Meaningful Name: Griet is the Dutch from of 'Margaret,' which is Greek for pearl.
Never Bareheaded: Griet always, always, always wears a cap, and while most women allow at least some hair to show, she does not.
Not So Different: Vermeer and Pieter. Griet notices this more than she admits, because she tends not to admit Vermeer's faults. Both men have tendencies towards control, Vermeer expecting things to be done a certain way for his art and Pieter expecting certain rewards for his kindnesses towards Griet and her family.
Old Retainer: Tanneke has been with the family since she was fourteen years old, half her life at the start of the story. She is fiercely loyal to Maria Thins, and even once threw herself in harm's way for Maria Thins and Catharina when Catharina's brother tried to attack them in the street. She continues to remain with the family years after Griet leaves.
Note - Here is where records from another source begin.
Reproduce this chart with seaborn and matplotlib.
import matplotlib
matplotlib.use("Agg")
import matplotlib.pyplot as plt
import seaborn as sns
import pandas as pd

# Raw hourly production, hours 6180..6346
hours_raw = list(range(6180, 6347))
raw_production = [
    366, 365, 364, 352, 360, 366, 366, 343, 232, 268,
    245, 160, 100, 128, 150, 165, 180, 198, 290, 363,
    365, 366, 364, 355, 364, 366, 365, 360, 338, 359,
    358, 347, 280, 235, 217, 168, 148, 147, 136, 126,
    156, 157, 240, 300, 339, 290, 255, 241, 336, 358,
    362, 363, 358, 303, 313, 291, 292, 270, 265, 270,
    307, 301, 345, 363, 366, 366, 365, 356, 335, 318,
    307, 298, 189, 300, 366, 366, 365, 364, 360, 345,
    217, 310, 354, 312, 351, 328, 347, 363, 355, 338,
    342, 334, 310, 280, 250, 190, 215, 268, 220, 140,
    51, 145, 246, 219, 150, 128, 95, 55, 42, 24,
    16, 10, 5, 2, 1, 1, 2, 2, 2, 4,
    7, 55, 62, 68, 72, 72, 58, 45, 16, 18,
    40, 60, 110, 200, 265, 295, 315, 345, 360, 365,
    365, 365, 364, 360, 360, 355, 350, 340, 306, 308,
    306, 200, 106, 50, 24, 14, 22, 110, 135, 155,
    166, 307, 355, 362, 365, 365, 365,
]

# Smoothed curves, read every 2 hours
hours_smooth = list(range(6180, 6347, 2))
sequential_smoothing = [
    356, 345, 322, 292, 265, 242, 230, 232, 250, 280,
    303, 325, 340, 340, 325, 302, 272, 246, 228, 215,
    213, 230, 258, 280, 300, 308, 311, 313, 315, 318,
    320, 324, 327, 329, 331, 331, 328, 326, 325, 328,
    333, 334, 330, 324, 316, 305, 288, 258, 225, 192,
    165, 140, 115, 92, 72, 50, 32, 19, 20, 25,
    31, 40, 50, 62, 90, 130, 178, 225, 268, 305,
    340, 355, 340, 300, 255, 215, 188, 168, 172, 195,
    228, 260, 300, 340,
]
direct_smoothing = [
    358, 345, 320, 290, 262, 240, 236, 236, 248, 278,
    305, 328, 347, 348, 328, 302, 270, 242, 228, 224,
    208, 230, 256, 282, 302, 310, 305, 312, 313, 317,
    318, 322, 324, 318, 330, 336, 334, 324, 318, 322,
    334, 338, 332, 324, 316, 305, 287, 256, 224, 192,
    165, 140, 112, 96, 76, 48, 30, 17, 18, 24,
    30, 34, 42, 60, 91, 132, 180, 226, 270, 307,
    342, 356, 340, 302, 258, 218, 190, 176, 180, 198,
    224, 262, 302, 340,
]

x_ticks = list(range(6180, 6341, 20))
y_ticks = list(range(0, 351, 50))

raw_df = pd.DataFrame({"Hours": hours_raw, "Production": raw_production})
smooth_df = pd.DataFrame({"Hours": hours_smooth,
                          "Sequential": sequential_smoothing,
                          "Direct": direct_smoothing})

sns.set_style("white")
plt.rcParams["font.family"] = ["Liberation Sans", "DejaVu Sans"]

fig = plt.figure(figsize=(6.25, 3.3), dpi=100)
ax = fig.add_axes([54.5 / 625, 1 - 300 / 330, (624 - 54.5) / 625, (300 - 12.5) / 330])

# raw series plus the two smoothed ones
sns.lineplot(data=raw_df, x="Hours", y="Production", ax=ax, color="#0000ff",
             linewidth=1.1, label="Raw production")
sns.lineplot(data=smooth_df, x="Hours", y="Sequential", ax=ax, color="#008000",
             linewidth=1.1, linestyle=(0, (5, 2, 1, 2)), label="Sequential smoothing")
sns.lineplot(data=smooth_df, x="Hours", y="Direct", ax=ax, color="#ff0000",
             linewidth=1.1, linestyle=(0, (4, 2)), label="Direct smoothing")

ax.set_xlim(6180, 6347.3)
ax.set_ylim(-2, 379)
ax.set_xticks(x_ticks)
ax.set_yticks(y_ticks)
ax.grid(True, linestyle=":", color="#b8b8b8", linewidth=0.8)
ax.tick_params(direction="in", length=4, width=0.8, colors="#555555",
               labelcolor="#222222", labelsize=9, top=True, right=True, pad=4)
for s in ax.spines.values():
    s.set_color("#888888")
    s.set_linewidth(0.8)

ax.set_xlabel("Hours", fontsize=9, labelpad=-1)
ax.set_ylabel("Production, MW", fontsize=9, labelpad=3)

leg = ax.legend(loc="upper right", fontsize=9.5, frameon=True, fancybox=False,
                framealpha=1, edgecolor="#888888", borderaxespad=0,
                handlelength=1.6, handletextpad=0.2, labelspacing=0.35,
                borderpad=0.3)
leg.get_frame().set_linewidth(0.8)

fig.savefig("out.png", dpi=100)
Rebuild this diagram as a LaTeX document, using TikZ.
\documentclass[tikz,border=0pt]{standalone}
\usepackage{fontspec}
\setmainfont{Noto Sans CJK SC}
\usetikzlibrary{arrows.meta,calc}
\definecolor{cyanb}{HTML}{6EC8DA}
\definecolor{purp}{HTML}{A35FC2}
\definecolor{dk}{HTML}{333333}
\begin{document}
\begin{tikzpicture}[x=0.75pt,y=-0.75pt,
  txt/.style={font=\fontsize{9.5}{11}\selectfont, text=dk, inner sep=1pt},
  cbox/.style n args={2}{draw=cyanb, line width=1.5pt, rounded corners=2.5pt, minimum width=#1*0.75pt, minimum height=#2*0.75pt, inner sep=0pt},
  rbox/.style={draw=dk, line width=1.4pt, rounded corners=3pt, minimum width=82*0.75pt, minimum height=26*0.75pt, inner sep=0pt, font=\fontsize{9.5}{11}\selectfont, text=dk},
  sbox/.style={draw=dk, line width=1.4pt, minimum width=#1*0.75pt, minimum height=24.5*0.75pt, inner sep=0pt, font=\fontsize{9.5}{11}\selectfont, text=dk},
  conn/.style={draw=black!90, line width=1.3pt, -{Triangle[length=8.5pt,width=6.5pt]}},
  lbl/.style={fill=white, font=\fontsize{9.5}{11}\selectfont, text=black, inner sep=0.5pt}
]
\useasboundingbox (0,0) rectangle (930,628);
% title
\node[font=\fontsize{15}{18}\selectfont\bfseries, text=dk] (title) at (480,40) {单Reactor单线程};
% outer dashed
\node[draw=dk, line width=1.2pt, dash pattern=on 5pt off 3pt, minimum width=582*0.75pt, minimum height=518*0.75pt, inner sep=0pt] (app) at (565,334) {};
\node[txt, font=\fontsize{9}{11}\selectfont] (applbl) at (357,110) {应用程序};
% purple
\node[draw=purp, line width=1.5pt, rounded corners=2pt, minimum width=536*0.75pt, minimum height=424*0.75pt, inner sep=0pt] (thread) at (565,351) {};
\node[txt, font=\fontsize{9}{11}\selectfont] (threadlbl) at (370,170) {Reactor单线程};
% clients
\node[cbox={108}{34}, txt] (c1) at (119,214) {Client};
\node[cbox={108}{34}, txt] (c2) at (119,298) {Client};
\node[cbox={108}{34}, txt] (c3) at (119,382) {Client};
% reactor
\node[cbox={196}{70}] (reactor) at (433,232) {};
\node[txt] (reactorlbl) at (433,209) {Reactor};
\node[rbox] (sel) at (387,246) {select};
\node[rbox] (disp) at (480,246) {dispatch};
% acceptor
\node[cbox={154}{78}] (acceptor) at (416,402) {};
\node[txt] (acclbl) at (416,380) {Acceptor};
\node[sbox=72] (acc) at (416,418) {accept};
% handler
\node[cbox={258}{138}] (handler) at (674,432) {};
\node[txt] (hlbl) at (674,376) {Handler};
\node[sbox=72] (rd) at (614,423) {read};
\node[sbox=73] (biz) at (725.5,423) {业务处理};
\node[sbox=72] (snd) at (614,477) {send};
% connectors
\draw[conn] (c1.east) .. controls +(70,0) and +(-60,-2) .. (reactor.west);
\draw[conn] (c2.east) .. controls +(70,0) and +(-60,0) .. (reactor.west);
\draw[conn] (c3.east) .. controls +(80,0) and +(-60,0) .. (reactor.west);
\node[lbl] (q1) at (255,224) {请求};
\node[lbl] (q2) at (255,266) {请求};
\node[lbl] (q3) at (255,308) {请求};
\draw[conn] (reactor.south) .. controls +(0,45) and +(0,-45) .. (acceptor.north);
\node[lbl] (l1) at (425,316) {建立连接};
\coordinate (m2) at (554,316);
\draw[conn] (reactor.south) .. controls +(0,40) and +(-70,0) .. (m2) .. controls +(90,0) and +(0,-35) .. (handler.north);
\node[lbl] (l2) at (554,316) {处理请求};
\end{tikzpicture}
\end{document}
One Steve Limit: Averted. The butcher and his son are both named Pieter. One of Vermeer's children is named Johannes after him.
Parental Favoritism: Cornelia is Catharina's favorite child, because Cornelia is the most like her.
Perpetual Poverty/Pottery Barn Poor: The Vermeer household looks well off but lives on the verge of going bankrupt every day and only goes deeper into debt, to the point that Catharina has accidentally trained the children to talk about it.
Raised by Grandparents: In the strict sense, no. The Vermeer children have both of their parents. However the unpleasant but necessary aspects of raising them, things like actually having discipline in the house, fall on Maria Thins.
Stranger in a Familiar Land: After Griet leaves to become a maid, her family slowly falls apart. Her sister dies, her brother runs away, and her parents can feel her slowly moving away from them, though they don't know how to stop it. Griet notably doesn't go back in the end, but goes to Pieter to be married.
What Beautiful Eyes: Griet's eyes appear to have an entrancing affect on a few characters, all who say something along the lines of: "You have very wide eyes." They're given a lot of attention in the book, also being described as "quite luminous", like "liquid were spilling into them."
Wacky Parent, Serious Child: Catharina is a flighty mistress and mother, particularly when she's pregnant. Taking care of the children tends to fall on her eldest daughter.
What Happened to the Mouse?: Frans eventually runs away from his horrible apprenticeship. The characters, and the reader, never see him again, and we have no idea what happens to him.
What the Hell, Hero?: Pieter can't understand why Griet refuses to leave the Vermeer family, even though she is only getting into more and more trouble at the house.
Woman in Black: Maria Thins. Make no mistake about who's actually running things in the Vermeer household.
Younger Than They Look: Tanneke is twenty-eight when Griet comes to the house, but she appears older due to all the hard work.